[Raw data]
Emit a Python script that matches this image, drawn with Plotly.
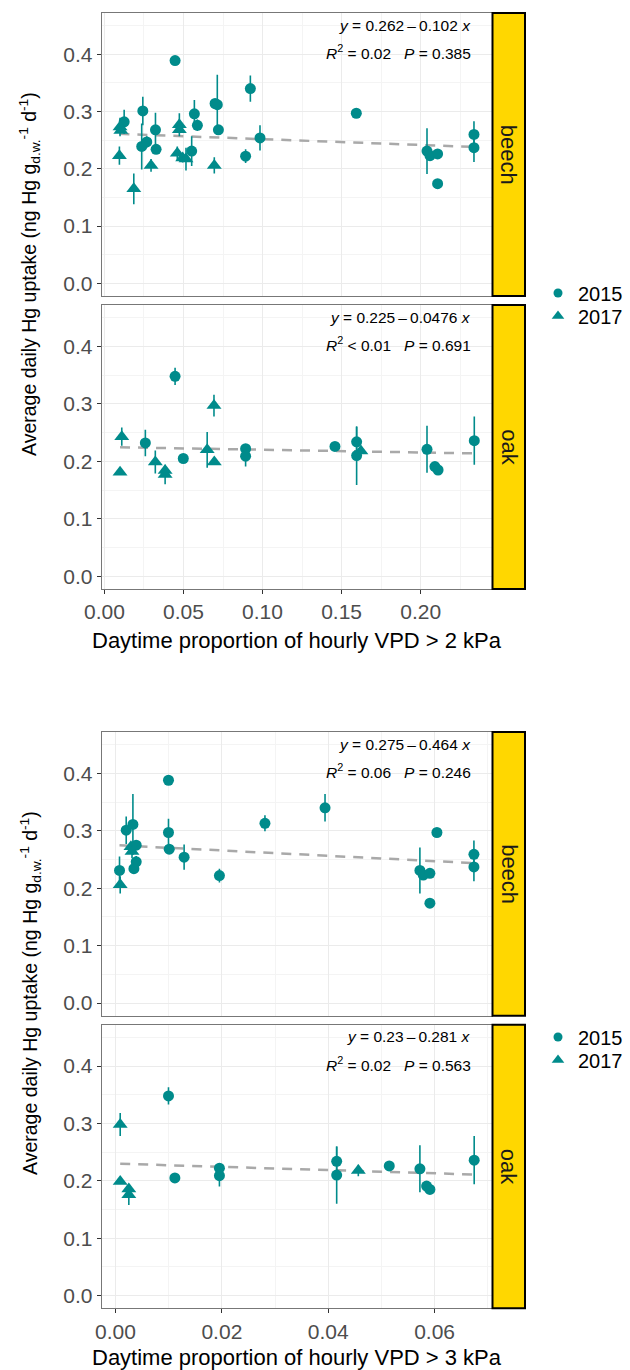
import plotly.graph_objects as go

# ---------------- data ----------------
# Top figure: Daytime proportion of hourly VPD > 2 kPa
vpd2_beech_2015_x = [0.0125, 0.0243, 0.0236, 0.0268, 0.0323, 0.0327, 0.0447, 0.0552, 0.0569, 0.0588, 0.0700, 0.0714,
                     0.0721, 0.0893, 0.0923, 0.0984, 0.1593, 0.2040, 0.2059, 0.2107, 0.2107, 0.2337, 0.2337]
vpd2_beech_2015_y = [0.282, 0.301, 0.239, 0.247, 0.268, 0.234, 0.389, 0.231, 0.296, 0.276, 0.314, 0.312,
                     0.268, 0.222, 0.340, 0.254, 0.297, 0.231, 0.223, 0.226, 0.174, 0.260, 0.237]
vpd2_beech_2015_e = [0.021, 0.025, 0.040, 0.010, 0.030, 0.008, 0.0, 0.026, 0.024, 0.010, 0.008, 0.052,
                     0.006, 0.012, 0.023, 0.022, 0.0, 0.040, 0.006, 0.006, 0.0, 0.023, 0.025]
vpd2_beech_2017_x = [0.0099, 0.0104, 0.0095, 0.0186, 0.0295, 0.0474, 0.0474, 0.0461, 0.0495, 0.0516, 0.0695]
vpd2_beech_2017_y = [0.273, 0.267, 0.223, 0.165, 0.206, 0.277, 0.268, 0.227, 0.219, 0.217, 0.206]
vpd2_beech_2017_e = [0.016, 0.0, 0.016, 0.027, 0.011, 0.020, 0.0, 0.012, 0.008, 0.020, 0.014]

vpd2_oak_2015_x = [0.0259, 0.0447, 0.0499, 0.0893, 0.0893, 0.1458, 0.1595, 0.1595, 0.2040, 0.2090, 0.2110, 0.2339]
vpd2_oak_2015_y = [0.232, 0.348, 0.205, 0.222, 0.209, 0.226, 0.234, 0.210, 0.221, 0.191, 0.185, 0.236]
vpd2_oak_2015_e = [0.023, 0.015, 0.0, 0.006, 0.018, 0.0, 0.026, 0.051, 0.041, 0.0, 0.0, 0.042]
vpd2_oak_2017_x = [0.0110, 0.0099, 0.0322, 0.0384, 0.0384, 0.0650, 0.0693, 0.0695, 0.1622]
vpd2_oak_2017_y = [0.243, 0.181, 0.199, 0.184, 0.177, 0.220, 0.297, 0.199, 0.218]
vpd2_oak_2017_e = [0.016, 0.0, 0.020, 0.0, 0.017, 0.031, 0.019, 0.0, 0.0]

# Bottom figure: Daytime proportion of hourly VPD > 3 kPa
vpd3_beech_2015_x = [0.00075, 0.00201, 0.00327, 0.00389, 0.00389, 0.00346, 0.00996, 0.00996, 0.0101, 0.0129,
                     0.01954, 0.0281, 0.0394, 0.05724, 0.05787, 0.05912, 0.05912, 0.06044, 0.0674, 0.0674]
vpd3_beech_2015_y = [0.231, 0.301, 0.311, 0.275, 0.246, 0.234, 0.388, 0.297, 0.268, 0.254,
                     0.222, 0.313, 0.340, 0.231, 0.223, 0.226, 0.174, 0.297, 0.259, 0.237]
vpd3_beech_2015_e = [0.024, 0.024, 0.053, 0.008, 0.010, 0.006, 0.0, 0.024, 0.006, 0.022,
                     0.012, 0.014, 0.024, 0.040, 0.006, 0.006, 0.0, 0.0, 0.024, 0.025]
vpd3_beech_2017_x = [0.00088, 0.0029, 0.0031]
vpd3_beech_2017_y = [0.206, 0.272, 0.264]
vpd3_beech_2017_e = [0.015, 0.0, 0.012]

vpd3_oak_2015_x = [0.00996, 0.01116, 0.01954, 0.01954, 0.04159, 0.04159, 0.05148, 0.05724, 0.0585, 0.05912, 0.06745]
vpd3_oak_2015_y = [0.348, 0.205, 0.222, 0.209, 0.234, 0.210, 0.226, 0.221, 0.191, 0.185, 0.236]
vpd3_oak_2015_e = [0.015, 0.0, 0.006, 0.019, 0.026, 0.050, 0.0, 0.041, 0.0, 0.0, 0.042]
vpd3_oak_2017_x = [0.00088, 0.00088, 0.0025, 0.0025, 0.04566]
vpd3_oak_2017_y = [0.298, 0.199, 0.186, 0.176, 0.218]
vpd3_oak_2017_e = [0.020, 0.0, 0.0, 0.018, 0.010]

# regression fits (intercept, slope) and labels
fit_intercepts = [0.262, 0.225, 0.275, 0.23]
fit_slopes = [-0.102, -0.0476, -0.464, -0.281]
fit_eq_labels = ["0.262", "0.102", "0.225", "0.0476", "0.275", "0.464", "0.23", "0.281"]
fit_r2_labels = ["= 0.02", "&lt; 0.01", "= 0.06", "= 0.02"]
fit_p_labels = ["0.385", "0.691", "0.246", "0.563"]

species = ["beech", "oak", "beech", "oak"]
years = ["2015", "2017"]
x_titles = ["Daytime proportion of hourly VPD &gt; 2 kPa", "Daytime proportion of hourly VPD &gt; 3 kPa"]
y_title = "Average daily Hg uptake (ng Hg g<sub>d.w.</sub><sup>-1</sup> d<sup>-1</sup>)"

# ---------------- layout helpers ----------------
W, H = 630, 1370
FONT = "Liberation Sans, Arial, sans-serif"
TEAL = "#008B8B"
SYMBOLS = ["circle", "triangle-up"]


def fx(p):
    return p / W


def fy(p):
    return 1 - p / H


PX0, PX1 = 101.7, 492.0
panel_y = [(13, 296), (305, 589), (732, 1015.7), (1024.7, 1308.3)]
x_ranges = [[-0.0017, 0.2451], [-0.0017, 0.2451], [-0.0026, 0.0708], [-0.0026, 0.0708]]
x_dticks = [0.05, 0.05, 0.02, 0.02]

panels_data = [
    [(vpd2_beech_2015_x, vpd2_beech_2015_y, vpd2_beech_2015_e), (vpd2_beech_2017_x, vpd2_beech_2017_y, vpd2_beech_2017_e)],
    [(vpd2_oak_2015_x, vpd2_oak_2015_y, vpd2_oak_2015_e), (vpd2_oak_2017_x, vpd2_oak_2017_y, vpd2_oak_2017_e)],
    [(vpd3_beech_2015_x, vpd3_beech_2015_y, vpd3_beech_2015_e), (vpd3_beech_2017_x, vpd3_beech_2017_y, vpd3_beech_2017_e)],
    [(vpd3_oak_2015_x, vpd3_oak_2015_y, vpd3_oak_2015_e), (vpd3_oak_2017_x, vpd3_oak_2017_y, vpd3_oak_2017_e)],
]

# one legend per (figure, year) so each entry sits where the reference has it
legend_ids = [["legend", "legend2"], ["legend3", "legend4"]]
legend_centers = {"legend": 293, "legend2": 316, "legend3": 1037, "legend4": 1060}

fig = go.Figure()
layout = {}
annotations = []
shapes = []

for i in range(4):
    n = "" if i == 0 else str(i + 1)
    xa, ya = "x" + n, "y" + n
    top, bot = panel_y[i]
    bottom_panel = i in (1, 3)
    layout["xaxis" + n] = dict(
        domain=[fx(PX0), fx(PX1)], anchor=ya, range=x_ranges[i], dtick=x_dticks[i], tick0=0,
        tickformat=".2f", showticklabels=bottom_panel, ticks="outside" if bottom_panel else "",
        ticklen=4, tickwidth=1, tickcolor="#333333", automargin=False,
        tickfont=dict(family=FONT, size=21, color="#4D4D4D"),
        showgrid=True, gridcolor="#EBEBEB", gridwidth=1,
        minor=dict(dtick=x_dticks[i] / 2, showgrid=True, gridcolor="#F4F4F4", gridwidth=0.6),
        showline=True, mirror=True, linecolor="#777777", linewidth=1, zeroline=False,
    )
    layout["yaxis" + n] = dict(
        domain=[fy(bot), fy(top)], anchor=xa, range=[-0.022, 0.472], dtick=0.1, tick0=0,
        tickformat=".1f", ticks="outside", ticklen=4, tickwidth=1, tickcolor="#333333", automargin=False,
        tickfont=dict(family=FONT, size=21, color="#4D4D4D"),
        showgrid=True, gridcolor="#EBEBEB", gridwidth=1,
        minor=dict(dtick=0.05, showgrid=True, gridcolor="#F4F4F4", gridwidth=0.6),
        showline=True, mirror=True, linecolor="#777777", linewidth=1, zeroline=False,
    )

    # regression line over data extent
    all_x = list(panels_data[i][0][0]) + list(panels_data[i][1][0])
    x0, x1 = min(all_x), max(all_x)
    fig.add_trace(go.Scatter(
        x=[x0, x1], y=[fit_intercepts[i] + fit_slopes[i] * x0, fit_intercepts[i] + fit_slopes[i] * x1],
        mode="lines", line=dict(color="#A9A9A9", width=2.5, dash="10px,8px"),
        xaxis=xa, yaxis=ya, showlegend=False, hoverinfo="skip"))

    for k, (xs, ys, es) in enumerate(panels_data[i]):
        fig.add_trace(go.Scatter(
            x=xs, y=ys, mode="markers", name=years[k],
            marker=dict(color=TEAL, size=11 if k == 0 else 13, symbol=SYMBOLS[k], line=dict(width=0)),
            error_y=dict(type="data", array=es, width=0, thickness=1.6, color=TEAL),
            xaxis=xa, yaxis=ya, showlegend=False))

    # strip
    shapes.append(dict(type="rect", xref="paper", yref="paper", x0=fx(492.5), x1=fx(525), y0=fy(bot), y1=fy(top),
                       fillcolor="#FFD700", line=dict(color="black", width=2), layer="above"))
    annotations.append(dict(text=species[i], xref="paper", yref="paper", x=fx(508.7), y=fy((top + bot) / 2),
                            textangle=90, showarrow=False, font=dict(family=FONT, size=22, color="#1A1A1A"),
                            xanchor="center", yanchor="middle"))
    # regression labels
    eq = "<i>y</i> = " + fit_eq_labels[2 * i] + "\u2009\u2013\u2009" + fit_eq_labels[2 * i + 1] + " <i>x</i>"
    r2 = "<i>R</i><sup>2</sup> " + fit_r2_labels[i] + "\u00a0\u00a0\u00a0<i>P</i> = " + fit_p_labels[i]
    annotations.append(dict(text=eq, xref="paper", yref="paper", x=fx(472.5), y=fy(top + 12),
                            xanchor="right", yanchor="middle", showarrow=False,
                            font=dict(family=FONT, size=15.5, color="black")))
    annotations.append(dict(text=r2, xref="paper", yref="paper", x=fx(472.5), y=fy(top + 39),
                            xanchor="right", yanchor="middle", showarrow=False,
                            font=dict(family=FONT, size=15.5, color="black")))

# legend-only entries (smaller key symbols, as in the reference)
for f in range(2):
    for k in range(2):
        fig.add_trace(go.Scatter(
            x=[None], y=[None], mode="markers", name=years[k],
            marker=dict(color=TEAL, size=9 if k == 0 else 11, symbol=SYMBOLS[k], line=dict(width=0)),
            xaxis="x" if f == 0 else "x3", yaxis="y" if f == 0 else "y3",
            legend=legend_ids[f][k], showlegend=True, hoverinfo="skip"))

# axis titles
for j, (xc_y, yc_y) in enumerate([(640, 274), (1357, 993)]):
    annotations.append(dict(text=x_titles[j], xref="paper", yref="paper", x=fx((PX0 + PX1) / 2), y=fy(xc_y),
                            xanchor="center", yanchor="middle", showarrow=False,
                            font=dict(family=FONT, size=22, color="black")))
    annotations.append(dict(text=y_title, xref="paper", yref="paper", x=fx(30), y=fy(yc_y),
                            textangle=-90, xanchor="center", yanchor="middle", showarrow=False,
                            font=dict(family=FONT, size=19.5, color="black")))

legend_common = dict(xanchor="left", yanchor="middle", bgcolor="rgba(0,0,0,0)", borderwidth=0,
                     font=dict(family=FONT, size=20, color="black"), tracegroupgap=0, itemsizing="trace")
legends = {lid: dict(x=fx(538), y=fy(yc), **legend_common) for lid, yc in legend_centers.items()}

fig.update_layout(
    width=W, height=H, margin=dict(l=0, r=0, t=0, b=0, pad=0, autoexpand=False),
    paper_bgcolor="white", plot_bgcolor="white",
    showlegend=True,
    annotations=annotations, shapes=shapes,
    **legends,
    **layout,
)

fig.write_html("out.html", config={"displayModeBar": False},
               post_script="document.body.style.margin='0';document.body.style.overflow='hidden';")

[The request]
Return only the lines running from the top of the data to the line that holds "0.008, 0.020, 0.014]". Include both of those lines, but skip the pictures.

[Output of the exercise]
Emit a Python script that matches this image, drawn with Plotly.
import plotly.graph_objects as go

# ---------------- data ----------------
# Top figure: Daytime proportion of hourly VPD > 2 kPa
vpd2_beech_2015_x = [0.0125, 0.0243, 0.0236, 0.0268, 0.0323, 0.0327, 0.0447, 0.0552, 0.0569, 0.0588, 0.0700, 0.0714,
                     0.0721, 0.0893, 0.0923, 0.0984, 0.1593, 0.2040, 0.2059, 0.2107, 0.2107, 0.2337, 0.2337]
vpd2_beech_2015_y = [0.282, 0.301, 0.239, 0.247, 0.268, 0.234, 0.389, 0.231, 0.296, 0.276, 0.314, 0.312,
                     0.268, 0.222, 0.340, 0.254, 0.297, 0.231, 0.223, 0.226, 0.174, 0.260, 0.237]
vpd2_beech_2015_e = [0.021, 0.025, 0.040, 0.010, 0.030, 0.008, 0.0, 0.026, 0.024, 0.010, 0.008, 0.052,
                     0.006, 0.012, 0.023, 0.022, 0.0, 0.040, 0.006, 0.006, 0.0, 0.023, 0.025]
vpd2_beech_2017_x = [0.0099, 0.0104, 0.0095, 0.0186, 0.0295, 0.0474, 0.0474, 0.0461, 0.0495, 0.0516, 0.0695]
vpd2_beech_2017_y = [0.273, 0.267, 0.223, 0.165, 0.206, 0.277, 0.268, 0.227, 0.219, 0.217, 0.206]
vpd2_beech_2017_e = [0.016, 0.0, 0.016, 0.027, 0.011, 0.020, 0.0, 0.012, 0.008, 0.020, 0.014]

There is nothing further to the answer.